Tras rodar en Entre Ríos su embriagadora adaptación cinematográfica de una obra poética de Juan Laurentino Ortiz, titulada La orilla que se abisma, el argentino Gustavo Fontán regresó al Delta del Paraná para filmar El rostro. Esta película inclasificable, premiada en el BAFICI (Buenos Aires Festival Internacional de Cine Independiente) y vencedora de la pasada edición del Festival Márgenes, es la segunda entrega de su intermitente tetralogía fluvial, que terminará con la suma de dos largometrajes todavía inéditos: El día nuevo y El limonero real. Sin lugar a dudas, El rostro es la obra con mayores elementos narrativos de la filmografía de este autor especializado en el cine experimental y, a la vez, uno de sus poemas visuales más abstractos, a merced de un trabajo con el tiempo no-cronológico. De este modo, aunque el film se apoya en una trama de ficción, todo el metraje se compone de una agrupación de imágenes metafóricas que buscan representar los límites de la memoria. En otras palabras, El rostro pone en escena la incapacidad de la mente humana para recordar su pasado en su totalidad.

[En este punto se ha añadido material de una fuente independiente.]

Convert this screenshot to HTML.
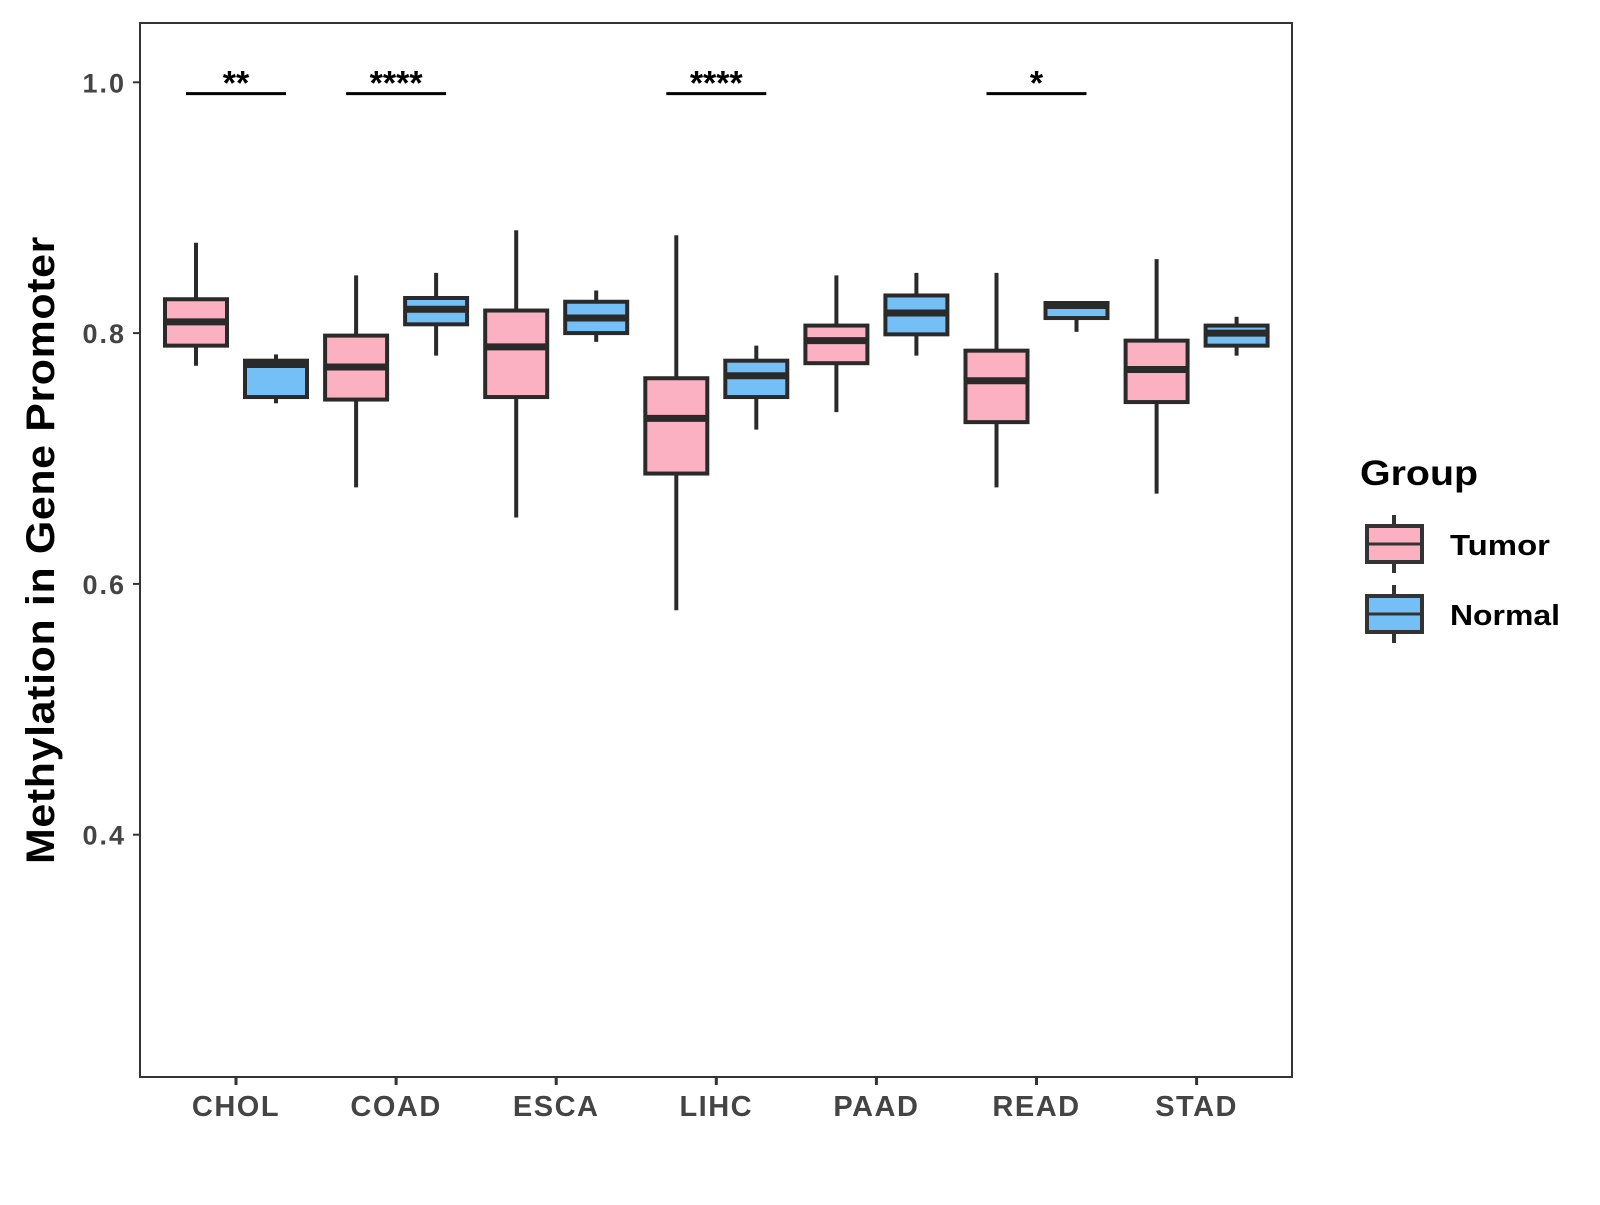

Para desenvolver una idea tan compleja sobre la pantalla, Fontán utiliza una anécdota sencilla: un hombre llamado Gustavo (Gustavo Hennekens) viaja por las peligrosas aguas del río Paraná en una balsa hasta su aldea natal, que actualmente se encuentra en ruinas. El protagonista reconstruye el pueblo físicamente –domesticando la naturaleza hostil que ha invadido la zona– y mentalmente, con la ayuda de su memoria. Todo tipo de sucesos pretéritos invadirán sus pensamientos, mientras espera la llegada de su familia y amigos al lugar. Sin embargo, Gustavo ha olvidado un detalle de su pasado que no consigue rememorar. Se trata del rostro de su padre, quien falleció cuando éste tenía cuatro años.
Podríamos señalar que El rostro es una road movie sobre dos viajes distintos, e igualmente melancólicos. El primero –un trayecto físico– presenta a una comunidad exiliada que retorna a su lugar de origen. El segundo no ocupa ni un tiempo ni un lugar preciso: es una inmersión por la laberíntica e inconmensurable memoria de todo ser humano, una herramienta poderosa del intelecto que, por capricho, hará que el protagonista pierda un recuerdo que es esencial para cualquier hombre. El director de El árbol retrata el ansia de rememorar la cara del padre del anciano protagonista, revelando una infinitud de recuerdos, que nunca corresponden al esperado. Asimismo, Fontán utiliza la agrupación de esos fotogramas-recuerdos para proponer un exquisito juego de texturas en blanco y negro, consistente en reunir imágenes bucólicas rodadas en tres formatos distintos: el Super 8, 16mm y el vídeo. De este modo, igual que en Favula, de Raul Perrone, Fontán ambienta una fábula en una atmósfera de ensoñación, que sólo puede ser contada a partir de fragmentos imprecisos, a partir de las capas imperfectas (y subjetivas) de las memoria: las sensaciones, los estados de ánimo o los sentimientos.